Thursday, February 25, 2010

I'm Still Here

I was looking at some old pictures of myself – back when I was in my thirties. (I’m not saying how old I am, but the thirties were some time back.) I was gorgeous. I really was. Did I think so? No. I knew I wasn’t ugly, but I never thought of myself as beautiful, and so no one else did either.

I’m beginning to think beauty is a matter of attitude – a matter of confidence. But now that I’ve got the confidence, I don’t have the looks. In fact, I have to work hard to keep from looking like a bag lady. I’ll bet a lot of you feel the same way.

What I’m trying to lead up to is my explanation of why my blog is late today. I had my hair cut and colored. It takes a long time – two and a half hours altogether, once a month. My hair used to be black. Now it’s medium brown. If I didn’t color it, it would be gray all over. I used to have worlds of hair. Now I fluff it around so my scalp isn’t visible.

I’m beginning to hate the whiny sound of this post, so I’ll stop. If you are in the bloom of youth as you read this, go look in the mirror. You look great. You really do. Enjoy it. I wish I had.

I’m not going to end this post on a negative note. Every time I start feeling bad about how I look, I think,

Be glad you are still here.


I almost wasn’t. Two years ago on St. Patrick’s day, I had a stroke. I was driving on the Washington DC beltway at the time, in a stick shift car.

I’m still here. My legs and arms and speech were not affected.

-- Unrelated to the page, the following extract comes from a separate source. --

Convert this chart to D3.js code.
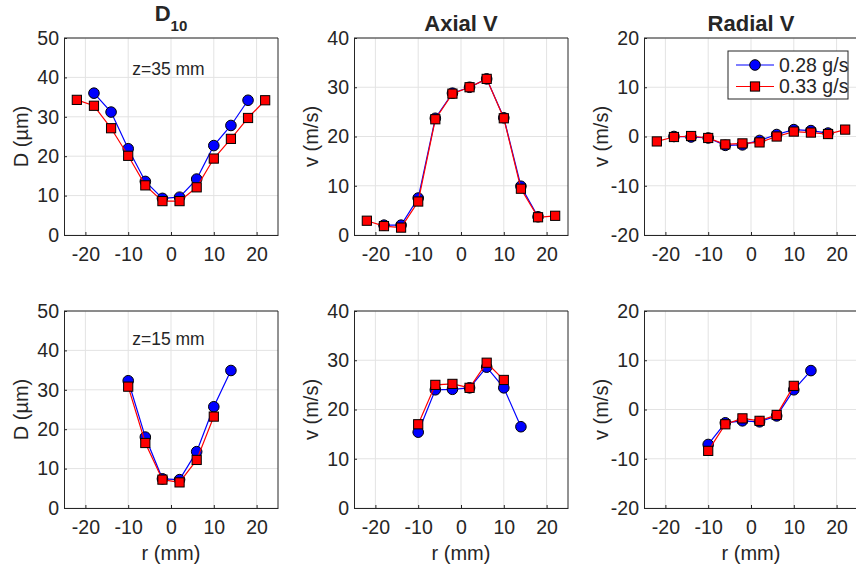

I managed to park my car in a no-parking zone, and it didn’t even get towed.

I refuse to dwell on what was or what could have been or what I’ve missed in my life. That way madness lies. I want to enjoy every minute of whatever time I have left. Right now I sit here listening to my grandmother’s clock tick, in a comfortable chair, with dinner almost ready, and my husband coming in the door right now. Life is good.